◆ Short problem ◆
Print exactly the lines that run from the line containing "Recreate this image" to the line containing "import pandas as pd", both included, and nothing else; pictures stay out.

# start of Material

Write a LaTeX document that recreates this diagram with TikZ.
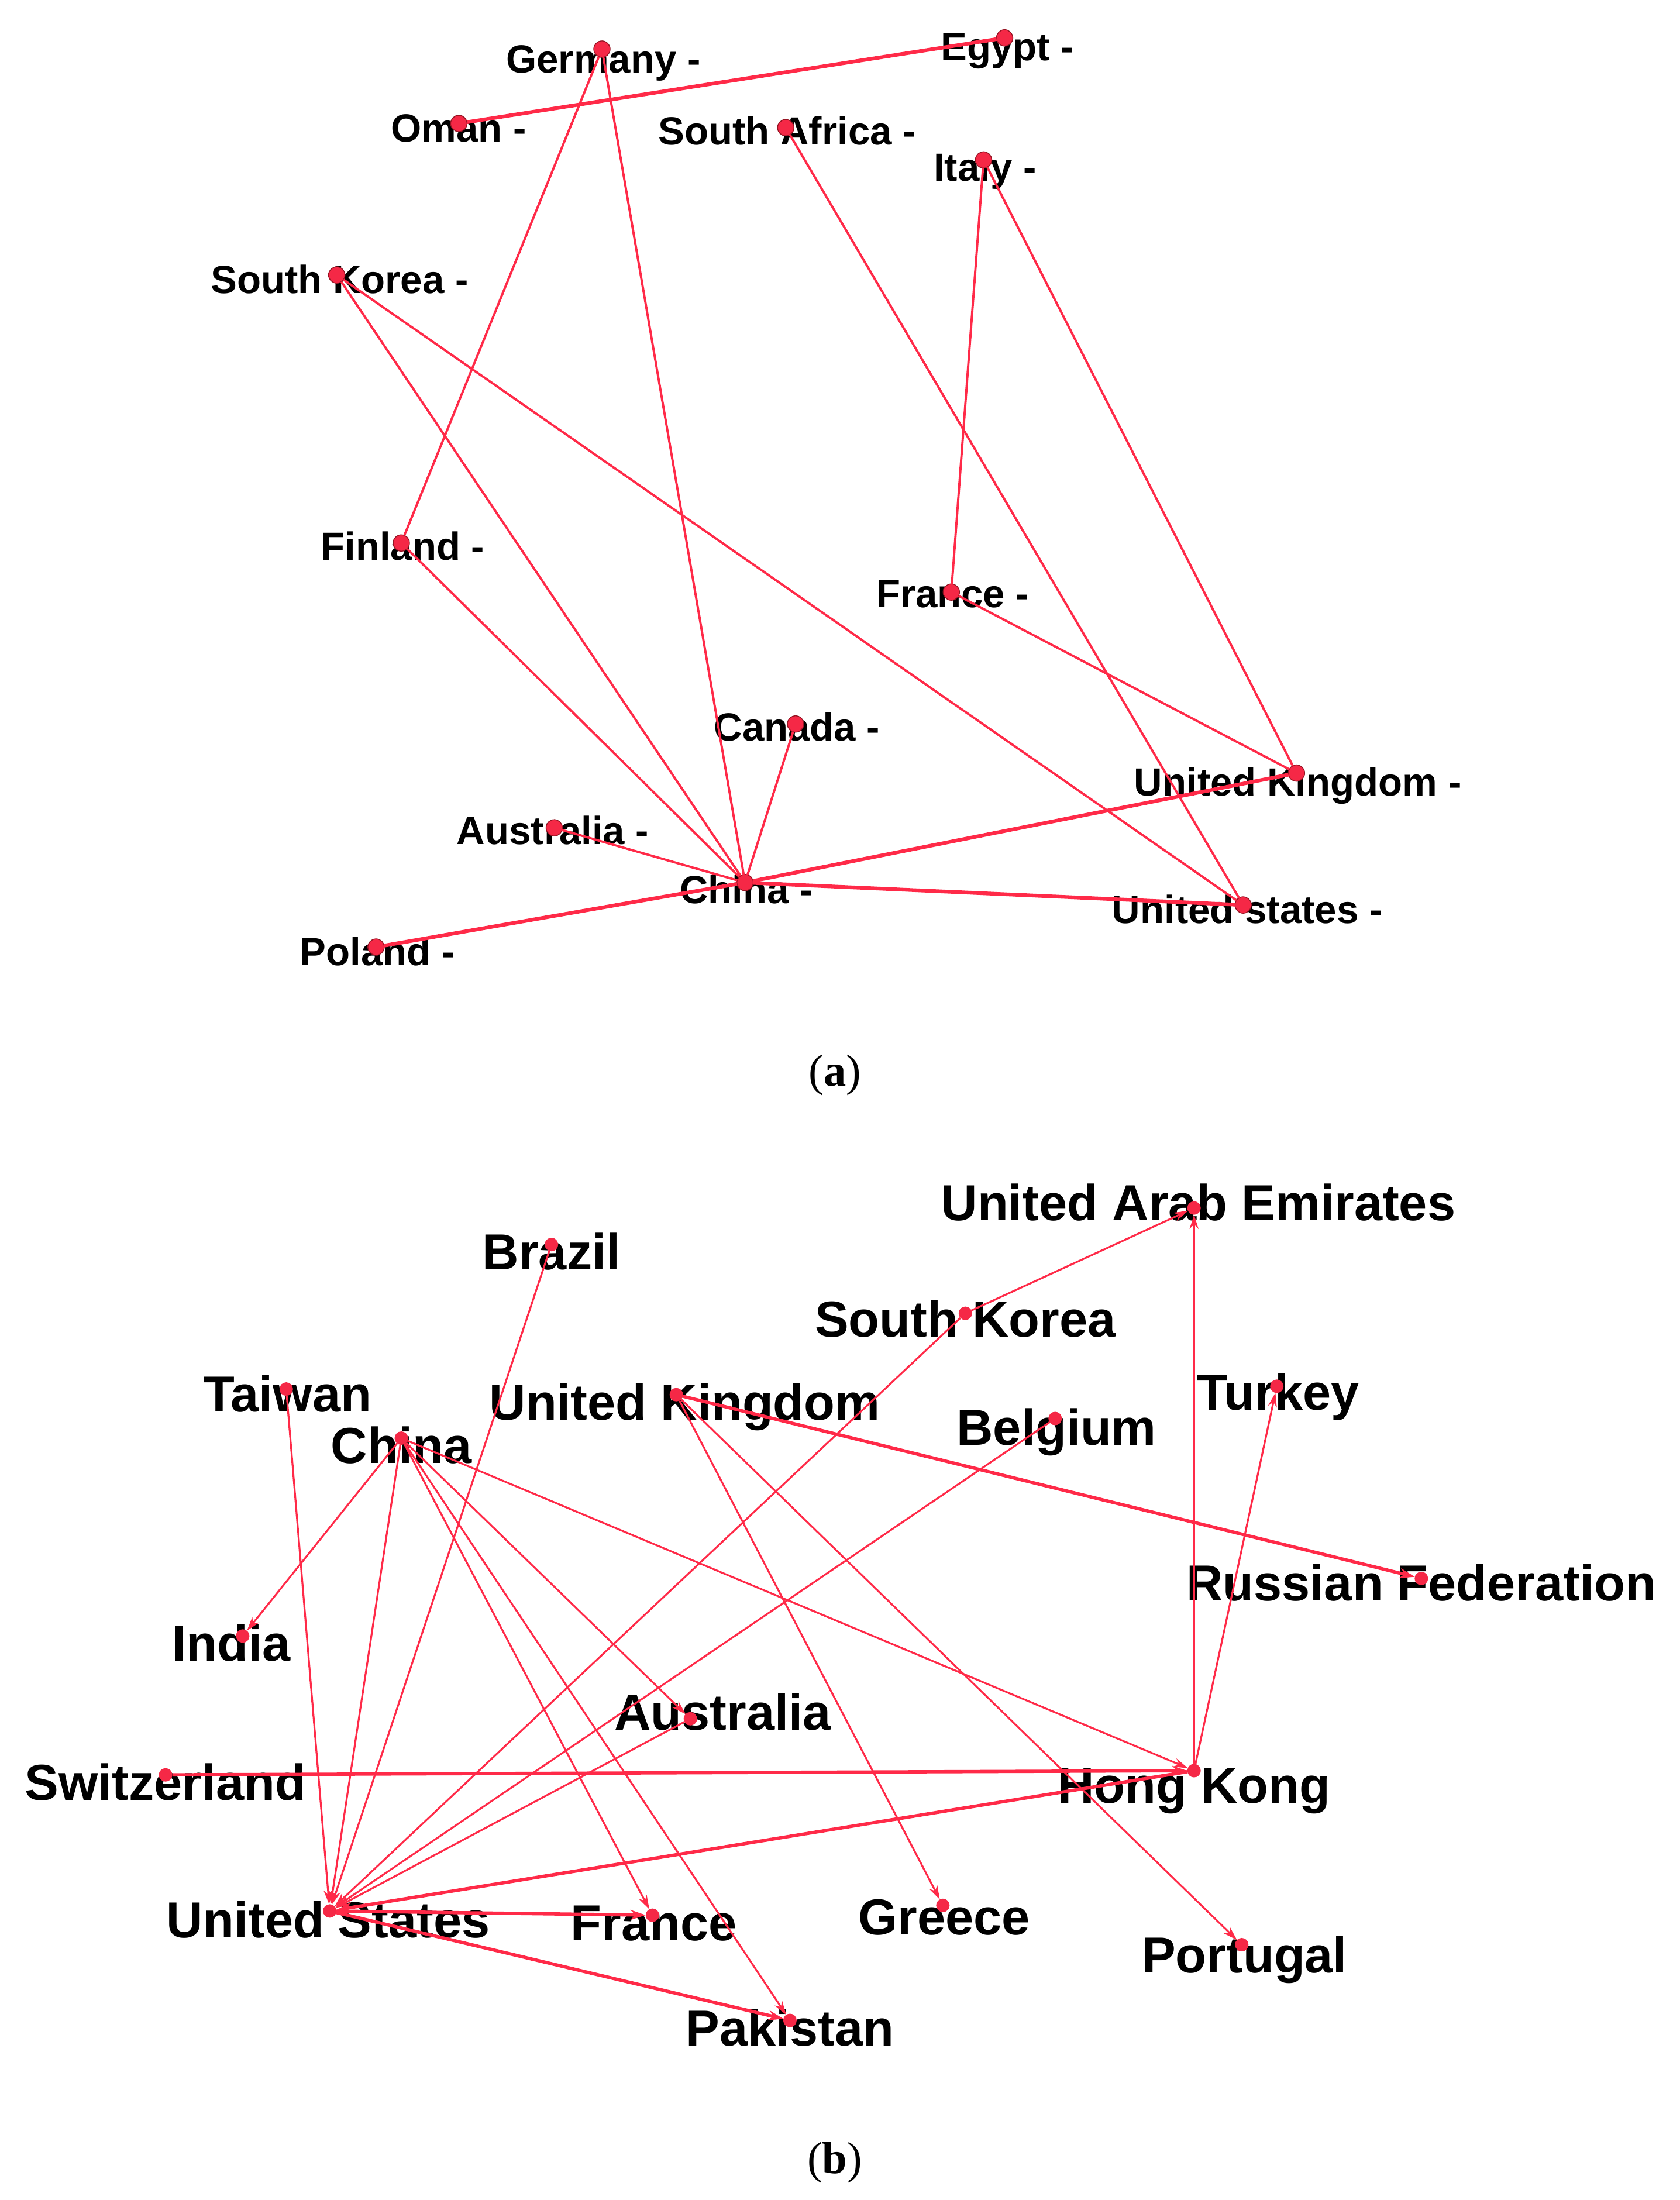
\documentclass[tikz,border=0pt]{standalone}
\usepackage{fontspec}
\setmainfont{Liberation Sans}
\newfontfamily\capfont{Liberation Serif}
\usetikzlibrary{arrows.meta}
\definecolor{edgered}{RGB}{255,42,72}
\definecolor{dotred}{RGB}{245,40,70}
\definecolor{dotedge}{RGB}{150,20,35}
\pgfdeclarelayer{bglayer}
\pgfdeclarelayer{textlayer}
\pgfsetlayers{bglayer,textlayer,main}
\begin{document}
\begin{tikzpicture}[x=0.023977cm,y=-0.023977cm,
  every node/.style={inner sep=0pt, outer sep=0pt},
  labA/.style={anchor=base, font=\fontsize{19.1}{22}\selectfont\bfseries},
  labB/.style={anchor=base, font=\fontsize{24.6}{28}\selectfont\bfseries},
  capt/.style={anchor=base, font=\fontsize{21.8}{26}\selectfont\capfont},
  dotA/.style={circle, minimum size=0.28cm, fill=dotred, draw=dotedge, line width=0.4pt},
  dotB/.style={circle, minimum size=0.23cm, fill=dotred},
  lnA/.style={draw=edgered, line width=1.1pt},
  lnAthick/.style={draw=edgered, line width=1.8pt},
  lnB/.style={draw=edgered, line width=0.9pt, -{Stealth[length=0.24cm,width=0.15cm]}},
  lnBthick/.style={draw=edgered, line width=1.6pt, -{Stealth[length=0.26cm,width=0.17cm]}}]
\begin{pgfonlayer}{bglayer}
\fill[white] (0,0) rectangle (1197,1568);
\end{pgfonlayer}
\useasboundingbox (0,0) rectangle (1197,1568);

% ---------------- panel (a) ----------------
\begin{pgfonlayer}{textlayer}
\node[labA] (lGermany) at (430,52) {Germany -};
\node[labA] (lEgypt) at (718,43) {Egypt -};
\node[labA] (lOman) at (327,101) {Oman -};
\node[labA] (lSAfrica) at (561,103) {South Africa -};
\node[labA] (lItaly) at (702,129) {Italy -};
\node[labA] (lSKorea) at (242,209) {South Korea -};
\node[labA] (lFinland) at (287,399) {Finland -};
\node[labA] (lFrance) at (679,433) {France -};
\node[labA] (lCanada) at (568,528) {Canada -};
\node[labA] (lUK) at (925,567) {United Kingdom -};
\node[labA] (lAustralia) at (394,602) {Australia -};
\node[labA] (lChina) at (532,644) {China -};
\node[labA] (lUS) at (889,658) {United states -};
\node[labA] (lPoland) at (269,688) {Poland -};
\node[capt] (captA) at (595,774) {(\textbf{a})};
\end{pgfonlayer}

\node[dotA] (aGermany) at (429,35) {};
\node[dotA] (aEgypt) at (716,27) {};
\node[dotA] (aOman) at (327,88) {};
\node[dotA] (aSAfrica) at (560,91) {};
\node[dotA] (aItaly) at (701,114) {};
\node[dotA] (aSKorea) at (240,196) {};
\node[dotA] (aFinland) at (286,387) {};
\node[dotA] (aFrance) at (678,422) {};
\node[dotA] (aCanada) at (567,516) {};
\node[dotA] (aUK) at (924,551) {};
\node[dotA] (aAustralia) at (395,590) {};
\node[dotA] (aChina) at (531,629) {};
\node[dotA] (aUS) at (886,645) {};
\node[dotA] (aPoland) at (268,675) {};

\draw[lnAthick] (aOman) -- (aEgypt);
\draw[lnA] (aGermany) -- (aFinland);
\draw[lnA] (aGermany) -- (aChina);
\draw[lnA] (aSAfrica) -- (aUS);
\draw[lnA] (aItaly) -- (aFrance);
\draw[lnA] (aItaly) -- (aUK);
\draw[lnA] (aSKorea) -- (aChina);
\draw[lnA] (aSKorea) -- (aUS);
\draw[lnA] (aFinland) -- (aChina);
\draw[lnA] (aFrance) -- (aUK);
\draw[lnA] (aCanada) -- (aChina);
\draw[lnA] (aAustralia) -- (aChina);
\draw[lnAthick] (aChina) -- (aUK);
\draw[lnAthick] (aChina) -- (aUS);
\draw[lnAthick] (aChina) -- (aPoland);

% ---------------- panel (b) ----------------
\begin{pgfonlayer}{textlayer}
\node[labB] (lbUAE) at (854,870) {United Arab Emirates};
\node[labB] (lbBrazil) at (393,905) {Brazil};
\node[labB] (lbSKorea) at (688,953) {South Korea};
\node[labB] (lbTaiwan) at (205,1006) {Taiwan};
\node[labB] (lbUK) at (488,1012) {United Kingdom};
\node[labB] (lbTurkey) at (911,1005) {Turkey};
\node[labB] (lbBelgium) at (753,1030) {Belgium};
\node[labB] (lbChina) at (286,1043) {China};
\node[labB] (lbRussia) at (1013,1141) {Russian Federation};
\node[labB] (lbIndia) at (165,1184) {India};
\node[labB] (lbAustralia) at (515,1233) {Australia};
\node[labB] (lbSwitz) at (118,1283) {Switzerland};
\node[labB] (lbHK) at (851,1285) {Hong Kong};
\node[labB] (lbUS) at (234,1381) {United States};
\node[labB] (lbFrance) at (466,1383) {France};
\node[labB] (lbGreece) at (673,1379) {Greece};
\node[labB] (lbPortugal) at (887,1406) {Portugal};
\node[labB] (lbPakistan) at (563,1458) {Pakistan};
\node[capt] (captB) at (595,1549) {(\textbf{b})};
\end{pgfonlayer}

\node[dotB] (bUAE) at (851,861) {};
\node[dotB] (bBrazil) at (393,887) {};
\node[dotB] (bSKorea) at (688,936) {};
\node[dotB] (bTaiwan) at (204,990) {};
\node[dotB] (bUK) at (482,994) {};
\node[dotB] (bTurkey) at (910,988) {};
\node[dotB] (bBelgium) at (752,1011) {};
\node[dotB] (bChina) at (286,1025) {};
\node[dotB] (bRussia) at (1013,1125) {};
\node[dotB] (bIndia) at (173,1166) {};
\node[dotB] (bAustralia) at (492,1225) {};
\node[dotB] (bSwitz) at (118,1265) {};
\node[dotB] (bHK) at (851,1262) {};
\node[dotB] (bUS) at (235,1362) {};
\node[dotB] (bFrance) at (465,1365) {};
\node[dotB] (bGreece) at (672,1358) {};
\node[dotB] (bPortugal) at (885,1386) {};
\node[dotB] (bPakistan) at (563,1440) {};

\draw[lnB] (bSKorea) -- (bUAE);
\draw[lnB] (bHK) -- (bUAE);
\draw[lnB] (bHK) -- (bTurkey);
\draw[lnBthick] (bUK) -- (bRussia);
\draw[lnB] (bUK) -- (bGreece);
\draw[lnB] (bUK) -- (bPortugal);
\draw[lnB] (bBelgium) -- (bUS);
\draw[lnB] (bBrazil) -- (bUS);
\draw[lnB] (bTaiwan) -- (bUS);
\draw[lnB] (bChina) -- (bUS);
\draw[lnB] (bChina) -- (bIndia);
\draw[lnB] (bChina) -- (bAustralia);
\draw[lnB] (bChina) -- (bHK);
\draw[lnB] (bChina) -- (bFrance);
\draw[lnB] (bChina) -- (bPakistan);
\draw[lnBthick] (bSwitz) -- (bHK);
\draw[lnBthick] (bHK) -- (bUS);
\draw[lnB] (bAustralia) -- (bUS);
\draw[lnBthick] (bUS) -- (bFrance);
\draw[lnBthick] (bUS) -- (bPakistan);
\draw[lnB] (bSKorea) -- (bUS);
\end{tikzpicture}
\end{document}
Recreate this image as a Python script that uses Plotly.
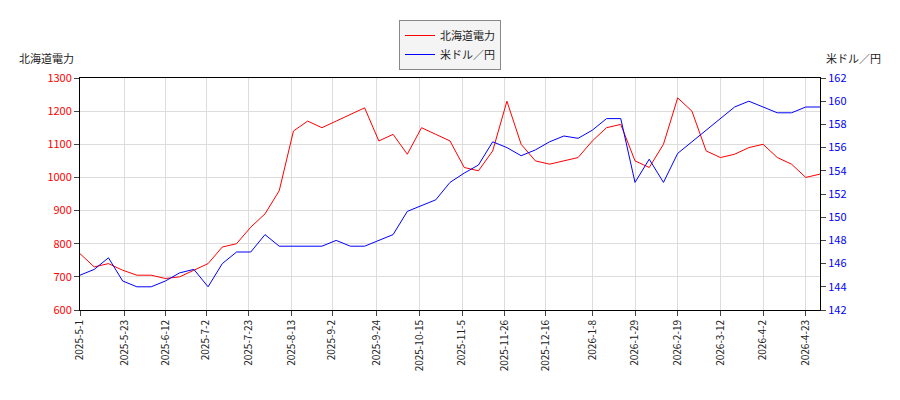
import plotly.graph_objects as go
import pandas as pd

dates = pd.date_range("2025-05-01", periods=53, freq="7D")
hepco = [770, 730, 740, 720, 705, 705, 695, 700, 720, 740, 790, 800, 850, 890, 960, 1140,
         1170, 1150, 1170, 1190, 1210, 1110, 1130, 1070, 1150, 1130, 1110, 1030, 1020, 1080,
         1230, 1100, 1050, 1040, 1050, 1060, 1110, 1150, 1160, 1050, 1030, 1100, 1240, 1200,
         1080, 1060, 1070, 1090, 1100, 1060, 1040, 1000, 1010]
usdjpy = [145.0, 145.5, 146.5, 144.5, 144.0, 144.0, 144.5, 145.2, 145.5, 144.0, 146.0, 147.0,
          147.0, 148.5, 147.5, 147.5, 147.5, 147.5, 148.0, 147.5, 147.5, 148.0, 148.5, 150.5,
          151.0, 151.5, 153.0, 153.8, 154.5, 156.5, 156.0, 155.3, 155.8, 156.5, 157.0, 156.8,
          157.5, 158.5, 158.5, 153.0, 155.0, 153.0, 155.5, 156.5, 157.5, 158.5, 159.5, 160.0,
          159.5, 159.0, 159.0, 159.5, 159.5]
tick_dates = ["2025-05-01", "2025-05-23", "2025-06-12", "2025-07-02", "2025-07-23", "2025-08-13",
              "2025-09-02", "2025-09-24", "2025-10-15", "2025-11-05", "2025-11-26", "2025-12-16",
              "2026-01-08", "2026-01-29", "2026-02-19", "2026-03-12", "2026-04-02", "2026-04-23"]
tick_text = ["2025-5-1", "2025-5-23", "2025-6-12", "2025-7-2", "2025-7-23", "2025-8-13",
             "2025-9-2", "2025-9-24", "2025-10-15", "2025-11-5", "2025-11-26", "2025-12-16",
             "2026-1-8", "2026-1-29", "2026-2-19", "2026-3-12", "2026-4-2", "2026-4-23"]

fig = go.Figure()
fig.add_trace(go.Scatter(x=dates, y=hepco, name="北海道電力", line=dict(color="red", width=1)))
fig.add_trace(go.Scatter(x=dates, y=usdjpy, name="米ドル／円", yaxis="y2",
                         line=dict(color="blue", width=1)))

grid = "#dddddd"
fig.update_layout(
    width=900, height=400, plot_bgcolor="white", paper_bgcolor="white",
    margin=dict(l=72, r=88, t=62, b=98),
    font=dict(family="Noto Sans CJK JP", size=11, color="#222"),
    legend=dict(x=0.5, xanchor="center", y=1.25, yanchor="top", bordercolor="#888",
                borderwidth=1, bgcolor="#f4f4f4"),
    xaxis=dict(range=["2025-05-01", "2026-04-30"], tickvals=tick_dates, ticktext=tick_text,
               tickangle=-90, gridcolor=grid, showline=True, linecolor="black", mirror=True,
               ticks="outside", tickfont=dict(size=10)),
    yaxis=dict(range=[600, 1300], dtick=100, gridcolor=grid, showline=True, linecolor="black",
               ticks="outside", tickfont=dict(color="red")),
    yaxis2=dict(range=[142, 162], dtick=2, overlaying="y", side="right", showgrid=False,
                showline=True, linecolor="black", ticks="outside", tickfont=dict(color="blue")),
    annotations=[
        dict(text="北海道電力", xref="paper", yref="paper", x=-0.085, y=1.13, showarrow=False,
             xanchor="left"),
        dict(text="米ドル／円", xref="paper", yref="paper", x=1.085, y=1.13, showarrow=False,
             xanchor="right"),
    ],
)
fig.write_html("out.html")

# end of Material

◆ The reply ◆
Recreate this image as a Python script that uses Plotly.
import plotly.graph_objects as go
import pandas as pd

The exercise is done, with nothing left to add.